E ele, claro, se considera o melhor piloto do mundo. "Eu não sei, realmente não sei. Parece que sou bom, mas ganhei essa reputação por ter sido um competidor forte nos últimos anos. Não toco o bumbo para mim mesmo. Nunca vou dizer que sou o melhor piloto."
Então, ele apenas faz as coisas melhor que os outros? "É uma combinação de fatores. Eu piloto rápido e amplio ao máximo as possibilidades que tenho. Em 94, eu tinha o melhor carro e fui campeão. Desde então, nunca mais tive o melhor carro, e mesmo assim consegui um título. Venci corridas simplesmente pela estratégia, fazendo três pit stops em vez de dois e lançando mão, na hora certa, de táticas traçadas pela equipe."
Schumacher é incansável.
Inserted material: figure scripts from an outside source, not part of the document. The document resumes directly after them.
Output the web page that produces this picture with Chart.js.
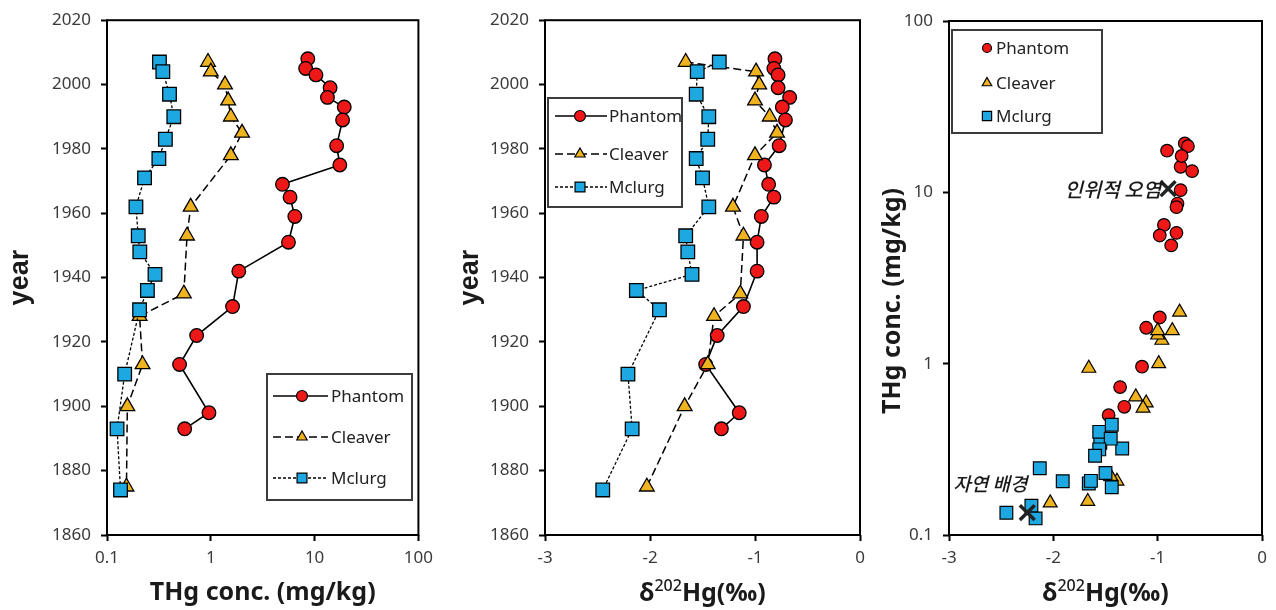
<!DOCTYPE html>
<html><head><meta charset="utf-8">
<script src="https://cdn.jsdelivr.net/npm/chart.js@4.4.1/dist/chart.umd.min.js"></script>
<style>
html,body{margin:0;padding:0;background:#fff;}
body{width:1276px;height:610px;position:relative;overflow:hidden;}
canvas{position:absolute;top:0;}
</style></head><body>
<canvas id="c1" width="440" height="610" style="left:0px"></canvas>
<canvas id="c2" width="440" height="610" style="left:440px"></canvas>
<canvas id="c3" width="401" height="610" style="left:875px"></canvas>
<script>
// ---------------- data ----------------
const siteNames = ['Phantom', 'Cleaver', 'Mclurg'];

const phantomYears = [2008, 2005, 2003, 1999, 1996, 1993, 1989, 1981, 1975, 1969, 1965, 1959, 1951, 1942, 1931, 1922, 1913, 1898, 1893];
const phantomConc  = [8.6, 8.2, 10.3, 14.1, 13.3, 19.3, 18.6, 16.3, 17.5, 4.9, 5.8, 6.45, 5.6, 1.86, 1.62, 0.73, 0.50, 0.96, 0.56];
const phantomDelta = [-0.81, -0.82, -0.78, -0.78, -0.67, -0.74, -0.71, -0.77, -0.91, -0.87, -0.82, -0.94, -0.98, -0.98, -1.11, -1.36, -1.47, -1.15, -1.32];

const cleaverYears = [2007, 2004, 2000, 1995, 1990, 1985, 1978, 1962, 1953, 1935, 1928, 1913, 1900, 1875];
const cleaverConc  = [0.94, 1.0, 1.37, 1.47, 1.56, 2.0, 1.56, 0.64, 0.59, 0.55, 0.206, 0.22, 0.157, 0.154];
const cleaverDelta = [-1.66, -0.99, -0.96, -1.0, -0.86, -0.79, -1.0, -1.21, -1.11, -1.14, -1.39, -1.45, -1.67, -2.03];

const mclurgYears = [2007, 2004, 1997, 1990, 1983, 1977, 1971, 1962, 1953, 1948, 1941, 1936, 1930, 1910, 1893, 1874];
const mclurgConc  = [0.32, 0.345, 0.40, 0.44, 0.365, 0.316, 0.23, 0.19, 0.20, 0.207, 0.29, 0.245, 0.206, 0.148, 0.125, 0.135];
const mclurgDelta = [-1.34, -1.55, -1.56, -1.44, -1.45, -1.56, -1.50, -1.44, -1.66, -1.64, -1.60, -2.13, -1.91, -2.21, -2.17, -2.45];

const concTicks  = [0.1, 1, 10, 100];
const yearTicks  = [1860, 1880, 1900, 1920, 1940, 1960, 1980, 2000, 2020];
const deltaTicks = [-3, -2, -1, 0];

const markLabels = ['인위적 오염', '자연 배경'];
const markDelta  = [-0.9, -2.25];
const markConc   = [10.5, 0.135];

const yearTitle = 'year';
const concTitle = 'THg conc. (mg/kg)';

// ---------------- styles ----------------
const RED = '#EE1818', YEL = '#F0B320', BLU = '#1EA8E2';
const TICK_FONT = {family: "'Noto Sans', sans-serif", size: 17};
const TICK_COLOR = '#3a3a3a';

const pts = (xs, ys) => xs.map((x, i) => ({x, y: ys[i]}));

// ---------------- plugins ----------------
const framePlugin = {
  id: 'frame',
  afterDatasetsDraw(chart) {
    const {ctx, chartArea: a} = chart;
    ctx.save();
    ctx.strokeStyle = '#000';
    ctx.lineWidth = 2;
    ctx.strokeRect(a.left, a.top, a.right - a.left, a.bottom - a.top);
    ctx.restore();
  }
};

function drawMarker(ctx, style, r, x, y) {
  ctx.beginPath();
  if (style === 'circle') {
    ctx.arc(x, y, r, 0, Math.PI * 2);
  } else if (style === 'triangle') {
    ctx.moveTo(x, y - r);
    ctx.lineTo(x + r * Math.sin(Math.PI * 2 / 3), y - r * Math.cos(Math.PI * 2 / 3));
    ctx.lineTo(x - r * Math.sin(Math.PI * 2 / 3), y - r * Math.cos(Math.PI * 2 / 3));
    ctx.closePath();
  } else {
    const s = r * Math.SQRT1_2;
    ctx.rect(x - s, y - s, 2 * s, 2 * s);
  }
  ctx.fill();
  ctx.stroke();
}

const boxLegend = {
  id: 'boxLegend',
  afterDraw(chart, args, o) {
    if (!o || !o.box) return;
    const ctx = chart.ctx;
    ctx.save();
    ctx.strokeStyle = '#3c3c3c';
    ctx.lineWidth = 2;
    ctx.strokeRect(o.box[0], o.box[1], o.box[2], o.box[3]);
    o.rows.forEach((dsIndex, i) => {
      const ds = chart.data.datasets[dsIndex];
      const y = o.ys[i];
      if (o.lineX) {
        ctx.strokeStyle = '#000';
        ctx.lineWidth = ds.borderWidth;
        ctx.setLineDash(ds.borderDash || []);
        ctx.beginPath();
        ctx.moveTo(o.lineX[0], y);
        ctx.lineTo(o.lineX[1], y);
        ctx.stroke();
        ctx.setLineDash([]);
      }
      ctx.fillStyle = ds.pointBackgroundColor;
      ctx.strokeStyle = '#000';
      ctx.lineWidth = 1.2;
      drawMarker(ctx, ds.pointStyle, o.radii[i], o.markerX, y);
      ctx.fillStyle = '#222';
      ctx.font = "17px 'Noto Sans', sans-serif";
      ctx.textBaseline = 'middle';
      ctx.textAlign = 'left';
      ctx.fillText(ds.label, o.textX, y + 1);
    });
    ctx.restore();
  }
};

const textPlugin = {
  id: 'texts',
  afterDraw(chart, args, o) {
    if (!o || !o.items) return;
    const ctx = chart.ctx;
    o.items.forEach(it => {
      const p = it.pos(chart);
      ctx.save();
      ctx.translate(p.x, p.y);
      if (it.rot) ctx.rotate(it.rot);
      ctx.fillStyle = it.color || '#1a1a1a';
      ctx.textBaseline = 'middle';
      ctx.textAlign = 'left';
      let total = 0;
      const ws = it.segs.map(s => { ctx.font = s.font; const w = ctx.measureText(s.t).width; total += w; return w; });
      let cx = it.align === 'right' ? -total : (it.align === 'left' ? 0 : -total / 2);
      it.segs.forEach((s, i) => { ctx.font = s.font; ctx.fillText(s.t, cx, s.dy || 0); cx += ws[i]; });
      ctx.restore();
    });
  }
};

const deltaTitleSegs = [
  {t: 'δ', font: "bold 25px 'Noto Sans', sans-serif"},
  {t: '202', font: "500 16px 'Noto Sans', sans-serif", dy: -8},
  {t: 'Hg(‰)', font: "bold 25px 'Noto Sans', sans-serif"}
];

function tickGrid() {
  return {display: true, drawOnChartArea: false, drawTicks: true, tickLength: 6, tickWidth: 2, tickColor: '#000', color: '#000'};
}

function logScale(isX) {
  return {
    type: 'logarithmic', min: 0.1, max: 100,
    afterBuildTicks: s => { s.ticks = concTicks.map(v => ({value: v})); },
    ticks: {callback: v => String(v), font: TICK_FONT, color: TICK_COLOR, padding: isX ? 7 : 10, autoSkip: false, maxRotation: 0},
    grid: tickGrid(), border: {display: false}
  };
}

function profileDatasets(xP, xC, xM) {
  return [
    {label: siteNames[0], data: pts(xP, phantomYears), showLine: true, borderColor: '#000', borderWidth: 1.6,
     pointStyle: 'circle', pointRadius: 6.8, pointBackgroundColor: RED, pointBorderColor: '#000', pointBorderWidth: 1.3, order: 3},
    {label: siteNames[1], data: pts(xC, cleaverYears), showLine: true, borderColor: '#000', borderWidth: 1.5, borderDash: [8, 4],
     pointStyle: 'triangle', pointRadius: 8.5, pointBackgroundColor: YEL, pointBorderColor: '#000', pointBorderWidth: 1.3, order: 2},
    {label: siteNames[2], data: pts(xM, mclurgYears), showLine: true, borderColor: '#000', borderWidth: 1.3, borderDash: [3, 2],
     pointStyle: 'rect', pointRadius: 9.6, pointBackgroundColor: BLU, pointBorderColor: '#000', pointBorderWidth: 1.3, order: 1}
  ];
}

function yearScale(width, padTop) {
  return {
    type: 'linear', min: 1860, max: 2020,
    afterBuildTicks: s => { s.ticks = yearTicks.map(v => ({value: v})); },
    afterFit: s => { s.width = width; },
    ticks: {callback: v => String(v), font: TICK_FONT, color: TICK_COLOR, padding: 10},
    grid: tickGrid(), border: {display: false},
    title: {display: true, text: yearTitle, color: '#1a1a1a',
            font: {family: "'Liberation Sans', Arial, sans-serif", size: 27, weight: 'bold'}, padding: {top: padTop, bottom: 0}}
  };
}

const common = {responsive: false, animation: false, devicePixelRatio: 1, events: []};

// ---------------- panel 1 ----------------
const x1 = logScale(true);
x1.afterFit = s => { s.height = 75; };
x1.title = {display: true, text: concTitle, color: '#1a1a1a',
            font: {family: "'Noto Sans', sans-serif", size: 25, weight: 'bold'}, padding: {top: 0, bottom: 2}};
new Chart(document.getElementById('c1'), {
  type: 'scatter',
  data: {datasets: profileDatasets(phantomConc, cleaverConc, mclurgConc)},
  options: Object.assign({}, common, {
    layout: {padding: {top: 20, right: 17, left: 0, bottom: 0}},
    plugins: {legend: {display: false}, tooltip: {enabled: false},
      boxLegend: {box: [267, 374, 145, 126], rows: [0, 1, 2], ys: [396, 437, 478], lineX: [273, 328], markerX: 302, radii: [5.5, 6, 7], textX: 331}},
    scales: {x: x1, y: yearScale(107, 4)}
  }),
  plugins: [framePlugin, boxLegend]
});

// ---------------- panel 2 ----------------
new Chart(document.getElementById('c2'), {
  type: 'scatter',
  data: {datasets: profileDatasets(phantomDelta, cleaverDelta, mclurgDelta)},
  options: Object.assign({}, common, {
    layout: {padding: {top: 20, right: 20, left: 0, bottom: 0}},
    plugins: {legend: {display: false}, tooltip: {enabled: false},
      boxLegend: {box: [108, 98, 134, 109], rows: [0, 1, 2], ys: [116, 154, 187], lineX: [115, 167], markerX: 140, radii: [5.5, 6, 7], textX: 169},
      texts: {items: [{segs: deltaTitleSegs, pos: c => ({x: (c.chartArea.left + c.chartArea.right) / 2, y: 594})}]}},
    scales: {
      x: {type: 'linear', min: -3, max: 0,
          afterBuildTicks: s => { s.ticks = deltaTicks.map(v => ({value: v})); },
          afterFit: s => { s.height = 75; },
          ticks: {callback: v => String(v), font: TICK_FONT, color: TICK_COLOR, padding: 7},
          grid: tickGrid(), border: {display: false}},
      y: yearScale(105, 14)
    }
  }),
  plugins: [framePlugin, boxLegend, textPlugin]
});

// ---------------- panel 3 ----------------
const y3 = logScale(false);
y3.afterFit = s => { s.width = 74; };
new Chart(document.getElementById('c3'), {
  type: 'scatter',
  data: {datasets: [
    {label: siteNames[0], data: pts(phantomDelta, phantomConc), pointStyle: 'circle', pointRadius: 6.3,
     pointBackgroundColor: RED, pointBorderColor: '#000', pointBorderWidth: 1.2, order: 3},
    {label: siteNames[1], data: pts(cleaverDelta, cleaverConc), pointStyle: 'triangle', pointRadius: 8,
     pointBackgroundColor: YEL, pointBorderColor: '#000', pointBorderWidth: 1.2, order: 2},
    {label: siteNames[2], data: pts(mclurgDelta, mclurgConc), pointStyle: 'rect', pointRadius: 9,
     pointBackgroundColor: BLU, pointBorderColor: '#000', pointBorderWidth: 1.2, order: 1},
    {label: 'marks', data: pts(markDelta, markConc), pointStyle: 'crossRot', pointRadius: 10.5,
     pointBorderColor: '#222', pointBorderWidth: 3.5, order: 0}
  ]},
  options: Object.assign({}, common, {
    layout: {padding: {top: 21, right: 13, left: 0, bottom: 0}},
    plugins: {legend: {display: false}, tooltip: {enabled: false},
      boxLegend: {box: [77, 30, 150, 103], rows: [0, 1, 2], ys: [48, 83, 116], markerX: 112, radii: [4.5, 5.5, 6.5], textX: 121},
      texts: {items: [
        {segs: deltaTitleSegs, pos: c => ({x: (c.chartArea.left + c.chartArea.right) / 2, y: 594})},
        {segs: [{t: concTitle, font: "bold 25px 'Noto Sans', sans-serif"}], rot: -Math.PI / 2, pos: c => ({x: 18, y: 301})},
        {segs: [{t: markLabels[0], font: "italic 500 20px 'Noto Sans CJK KR', sans-serif"}], align: 'right', color: '#1a1a1a',
         pos: c => ({x: c.scales.x.getPixelForValue(markDelta[0]) - 7, y: c.scales.y.getPixelForValue(markConc[0]) + 1})},
        {segs: [{t: markLabels[1], font: "italic 500 19px 'Noto Sans CJK KR', sans-serif"}], align: 'left', color: '#1a1a1a',
         pos: c => ({x: c.scales.x.getPixelForValue(markDelta[1]) - 74, y: c.scales.y.getPixelForValue(markConc[1]) - 29})}
      ]}},
    scales: {
      x: {type: 'linear', min: -3, max: 0,
          afterBuildTicks: s => { s.ticks = deltaTicks.map(v => ({value: v})); },
          afterFit: s => { s.height = 75; },
          ticks: {callback: v => String(v), font: TICK_FONT, color: TICK_COLOR, padding: 7},
          grid: tickGrid(), border: {display: false}},
      y: y3
    }
  }),
  plugins: [framePlugin, boxLegend, textPlugin]
});
</script>
</body></html>
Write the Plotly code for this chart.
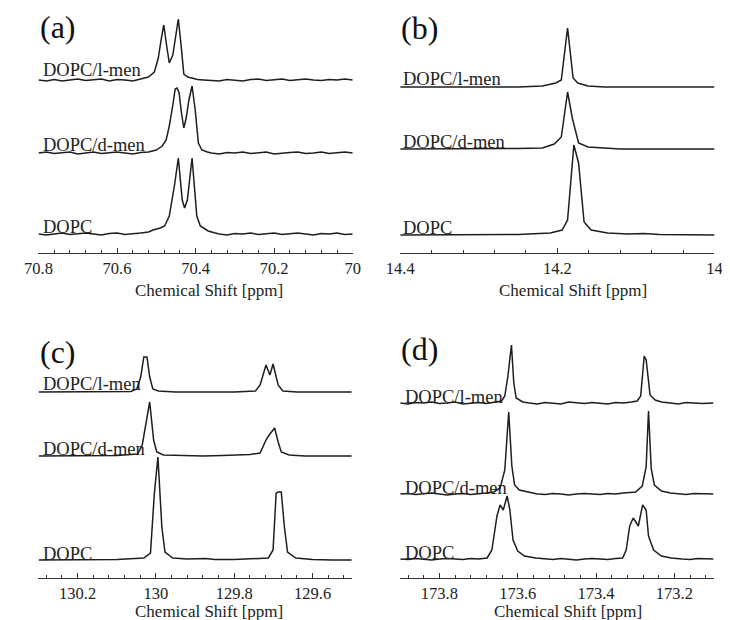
import plotly.graph_objects as go

# ---------------- data (ppm, intensity above own baseline) ----------------
# Panel (a)
A_LMEN = [(70.80,0),(70.78,-1),(70.76,0.5),(70.74,-1),(70.72,0),(70.70,1),(70.68,-0.5),(70.66,0),(70.64,1),(70.62,-1),
          (70.60,0.5),(70.58,0),(70.56,-1),(70.54,1),(70.52,3),(70.505,8),(70.495,22),(70.487,42),(70.481,55),(70.474,35),
          (70.467,17),(70.458,25),(70.450,48),(70.444,61),(70.437,35),(70.430,6),(70.420,3),(70.410,2),(70.395,0.5),
          (70.38,0),(70.36,-0.5),(70.34,-1),(70.32,0.5),(70.30,0),(70.28,-1),(70.26,0.5),(70.24,1),(70.22,-0.5),(70.20,0),
          (70.18,1),(70.16,-0.5),(70.14,0),(70.12,1),(70.10,0),(70.08,-0.5),(70.06,0.5),(70.04,0),(70.02,1),(70.00,0)]
A_DMEN = [(70.80,0),(70.78,1),(70.76,-0.5),(70.74,0),(70.72,1),(70.70,-1),(70.68,0),(70.66,1),(70.64,-0.5),(70.62,0),
          (70.60,1),(70.58,0),(70.56,-1),(70.54,0.5),(70.52,1),(70.500,3),(70.485,7),(70.475,13),(70.467,27),(70.458,48),
          (70.452,64),(70.447,65),(70.442,60),(70.436,40),(70.430,25),(70.424,35),(70.417,53),(70.409,67),(70.401,43),
          (70.393,10),(70.384,3),(70.370,1),(70.36,0),(70.34,-1),(70.32,0.5),(70.30,0),(70.28,1),(70.26,-0.5),(70.24,0),
          (70.22,1),(70.20,-1),(70.18,0),(70.16,0.5),(70.14,1),(70.12,-0.5),(70.10,0),(70.08,1),(70.06,-0.5),(70.04,0),
          (70.02,1),(70.00,0)]
A_DOPC = [(70.80,0),(70.78,-1),(70.76,0),(70.74,1),(70.72,-0.5),(70.70,0),(70.68,1),(70.66,0),(70.64,-1),(70.62,0.5),
          (70.60,1),(70.58,-0.5),(70.56,0),(70.54,1),(70.52,2),(70.508,4),(70.490,6),(70.479,8),(70.467,18),(70.454,48),
          (70.444,76),(70.434,34),(70.428,26),(70.421,34),(70.409,76),(70.397,18),(70.388,8),(70.368,3),(70.350,1),
          (70.34,0),(70.32,-1),(70.30,0.5),(70.28,0),(70.26,1),(70.24,-0.5),(70.22,0),(70.20,1),(70.18,-0.5),(70.16,0),
          (70.14,1),(70.12,0),(70.10,-1),(70.08,0.5),(70.06,0),(70.04,1),(70.02,-0.5),(70.00,0)]

# Panel (b)
B_LMEN = [(14.40,0),(14.35,0),(14.30,0),(14.25,0),(14.219,1),(14.202,4),(14.195,7),(14.187,59),(14.180,9),
          (14.174,4),(14.161,1),(14.14,0),(14.10,0),(14.05,0),(14.00,0)]
B_DMEN = [(14.40,0),(14.35,0),(14.30,0),(14.25,0.5),(14.219,1),(14.204,5),(14.195,12),(14.187,57),(14.181,31),
          (14.173,6),(14.161,2),(14.145,1),(14.12,0),(14.08,0),(14.04,0),(14.00,0)]
B_DOPC = [(14.40,0),(14.35,0),(14.30,0),(14.25,0.5),(14.209,2),(14.194,5),(14.187,15),(14.179,90),(14.173,72),
          (14.166,13),(14.157,5),(14.136,2),(14.11,1),(14.09,1.5),(14.07,0.5),(14.04,0),(14.00,0)]

# Panel (c)
C_LMEN = [(130.30,0),(130.20,0),(130.10,0),(130.064,0.5),(130.049,3),(130.039,15),(130.031,35),(130.023,35),
          (130.016,15),(130.008,3),(129.994,1),(129.95,0),(129.90,0),(129.85,0),(129.80,0),(129.746,1),(129.734,7),
          (129.719,27),(129.709,17),(129.701,28),(129.688,7),(129.676,1),(129.64,0),(129.60,0),(129.55,0),(129.50,0)]
C_DMEN = [(130.30,0),(130.20,0),(130.10,0.5),(130.047,2),(130.035,11),(130.016,54),(130.006,16),(129.998,4),
          (129.981,1),(129.93,0.5),(129.88,0),(129.83,0.5),(129.80,1),(129.76,1.5),(129.734,3),(129.719,16),
          (129.711,21),(129.697,28),(129.688,14),(129.680,4),(129.660,1),(129.62,0),(129.56,0),(129.50,0)]
C_DOPC = [(130.30,0),(130.20,0),(130.10,0.5),(130.031,2),(130.014,7),(130.004,67),(129.995,103),(129.985,33),
          (129.977,8),(129.957,2),(129.92,1),(129.874,1.5),(129.85,0.5),(129.80,0.5),(129.75,1),(129.713,2),
          (129.701,10),(129.693,67),(129.688,68),(129.680,68),(129.672,33),(129.664,8),(129.643,2),(129.60,0.5),
          (129.55,0),(129.50,0)]

# Panel (d)
D_LMEN = [(173.90,0),(173.88,-1),(173.86,0.5),(173.84,0),(173.82,1),(173.80,-0.5),(173.78,0),(173.76,1),(173.74,-1),
          (173.72,0),(173.70,0.5),(173.68,-0.5),(173.66,0.5),(173.641,2),(173.633,7),(173.625,27),(173.616,58),
          (173.610,20),(173.604,5),(173.587,1),(173.57,0),(173.55,-1),(173.53,0.5),(173.51,0),(173.49,-1),(173.47,1),
          (173.45,0),(173.43,-0.5),(173.41,0.5),(173.39,0),(173.37,-1),(173.35,0.5),(173.33,0),(173.31,1),(173.295,2),
          (173.286,7),(173.281,33),(173.277,47),(173.272,43),(173.267,23),(173.262,8),(173.249,3),(173.233,1),
          (173.21,0),(173.19,-1),(173.17,0.5),(173.15,0),(173.13,-0.5),(173.10,0)]
D_DMEN = [(173.90,0),(173.88,0.5),(173.86,-0.5),(173.84,0),(173.82,1),(173.80,0),(173.78,-1),(173.76,0),(173.74,0.5),
          (173.72,-0.5),(173.70,0),(173.68,1),(173.661,2),(173.645,6),(173.633,24),(173.623,82),(173.615,28),
          (173.608,9),(173.596,4),(173.571,2),(173.55,0),(173.53,-0.5),(173.51,0.5),(173.49,0),(173.47,-1),(173.45,0),
          (173.43,0.5),(173.41,0),(173.39,-0.5),(173.37,0.5),(173.35,0),(173.33,1),(173.299,2),(173.282,8),(173.272,27),
          (173.266,83),(173.259,25),(173.251,9),(173.233,3),(173.21,1),(173.19,0),(173.17,-0.5),(173.15,0.5),
          (173.13,0),(173.10,0)]
D_DOPC = [(173.90,0),(173.88,-0.5),(173.86,0.5),(173.84,0),(173.82,-1),(173.80,0),(173.78,0.5),(173.76,0),(173.74,-0.5),
          (173.72,0.5),(173.70,0),(173.678,1),(173.666,9),(173.653,43),(173.645,54),(173.637,49),(173.627,63),
          (173.620,49),(173.612,19),(173.600,8),(173.583,3),(173.554,1),(173.53,0),(173.51,-0.5),(173.49,0.5),(173.47,0),
          (173.45,-1),(173.43,0),(173.41,0.5),(173.39,0),(173.37,-0.5),(173.35,0.5),(173.332,1),(173.323,9),
          (173.314,33),(173.305,41),(173.292,33),(173.281,54),(173.272,49),(173.266,23),(173.253,9),(173.233,3),
          (173.208,1),(173.18,0),(173.16,-0.5),(173.14,0.5),(173.12,0),(173.10,0)]

SAMPLE_LABELS = ["DOPC/l-men", "DOPC/d-men", "DOPC"]
PANEL_LETTERS = ["(a)", "(b)", "(c)", "(d)"]
X_RANGES = [(70.8, 70.0), (14.4, 14.0), (130.3, 129.5), (173.9, 173.1)]
AXIS_TITLE = "Chemical Shift [ppm]"

# ---------------- layout / style (page-pixel geometry) ----------------
W, H = 730, 620
PAGE_OFF = 8          # the page body margin shifts the figure by this many px
FONT = "Liberation Serif, Times New Roman, DejaVu Serif, serif"
LINE = "#1e1e1e"
PANELS = [
    dict(data=[A_LMEN, A_DMEN, A_DOPC], x0=25, x1=349, top=8, axis=253, base=[80, 153, 234],
         lab_x=28, lab_y=[70, 145, 227], let=(24, 27), title=(201, 290)),
    dict(data=[B_LMEN, B_DMEN, B_DOPC], x0=398, x1=722, top=8, axis=253, base=[87, 149, 235],
         lab_x=399, lab_y=[79, 142, 228], let=(397, 28), title=(576, 290)),
    dict(data=[C_LMEN, C_DMEN, C_DOPC], x0=25, x1=348, top=325, axis=578, base=[392, 456, 560],
         lab_x=28, lab_y=[384, 449, 554], let=(24, 352), title=(201, 611)),
    dict(data=[D_LMEN, D_DMEN, D_DOPC], x0=398, x1=721, top=325, axis=578, base=[403, 494, 559],
         lab_x=401, lab_y=[397, 488, 553], let=(397, 349), title=(571, 611)),
]

fig = go.Figure()
annotations = []

def px2paper(px, py):
    return (px - PAGE_OFF) / W, 1 - (py - PAGE_OFF) / H

for i, p in enumerate(PANELS):
    n = "" if i == 0 else str(i + 1)
    height = p["axis"] - p["top"]
    for k, series in enumerate(p["data"]):
        offset = p["axis"] - p["base"][k]
        xs = [v[0] for v in series]
        ys = [v[1] + offset for v in series]
        fig.add_trace(go.Scatter(x=xs, y=ys, mode="lines", xaxis="x" + n, yaxis="y" + n,
                                 line=dict(color=LINE, width=1.5), hoverinfo="skip", showlegend=False))
        ax, ay = px2paper(p["lab_x"], p["lab_y"][k])
        annotations.append(dict(text=SAMPLE_LABELS[k], x=ax, y=ay, xref="paper", yref="paper",
                                xanchor="left", yanchor="middle", showarrow=False,
                                font=dict(family=FONT, size=18.5, color="#222")))
    lx, ly = px2paper(*p["let"])
    annotations.append(dict(text=PANEL_LETTERS[i], x=lx, y=ly, xref="paper", yref="paper",
                            xanchor="left", yanchor="middle", showarrow=False,
                            font=dict(family=FONT, size=32, color="#111")))
    tx, ty = px2paper(*p["title"])
    annotations.append(dict(text=AXIS_TITLE, x=tx, y=ty, xref="paper", yref="paper",
                            xanchor="center", yanchor="middle", showarrow=False,
                            font=dict(family=FONT, size=17, color="#222")))
    dx0, _ = px2paper(p["x0"], 0)
    dx1, _ = px2paper(p["x1"], 0)
    _, dy0 = px2paper(0, p["axis"])
    _, dy1 = px2paper(0, p["top"])
    fig.update_layout(**{
        "xaxis" + n: dict(domain=[dx0, dx1], range=list(X_RANGES[i]), anchor="y" + n,
                          showline=True, linecolor="#333", linewidth=1.3, ticks="inside", ticklen=5,
                          tickwidth=1.2, tickcolor="#333", tick0=0, dtick=0.2, showgrid=False, zeroline=False,
                          minor=dict(ticks="inside", dtick=0.04, tick0=0, ticklen=3, tickwidth=1, tickcolor="#333",
                                     showgrid=False),
                          tickfont=dict(family=FONT, size=16.5, color="#222"), fixedrange=True),
        "yaxis" + n: dict(domain=[dy0, dy1], range=[0, height], visible=False,
                          anchor="x" + n, fixedrange=True),
    })

fig.update_layout(width=W, height=H, margin=dict(l=0, r=0, t=0, b=0), paper_bgcolor="white",
                  plot_bgcolor="white", showlegend=False, annotations=annotations,
                  font=dict(family=FONT))

fig.write_html("out.html")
Agora são 18h30 em Mugello, está escuro.
Enquanto recebe os aplausos dos fãs que estiveram na pista até o fim do treino, ele aquece o volante de seu carro com um aparelho elétrico. A empunhadura não estava perfeita, seus dedos não estavam confortáveis. E, se você pode melhorar algo, é bom fazê-lo rápido.
Depois, sai e começa a cumprimentar os mecânicos. Seguem-se risadas e tapinhas nas costas. "Essa equipe é a melhor que existe", diz. "Só que ainda não conseguimos coroar tudo isso com um título."
Schumacher vai continuar com a Ferrari até 2002. "Estou confortável, mesmo sem o título. O importante é que estamos evoluindo."
Ele entra em seu carro esporte vermelho, estacionado atrás dos pits, e dirige até o aeroporto de Florença, onde seu jatinho o espera para levá-lo de volta à Suíça.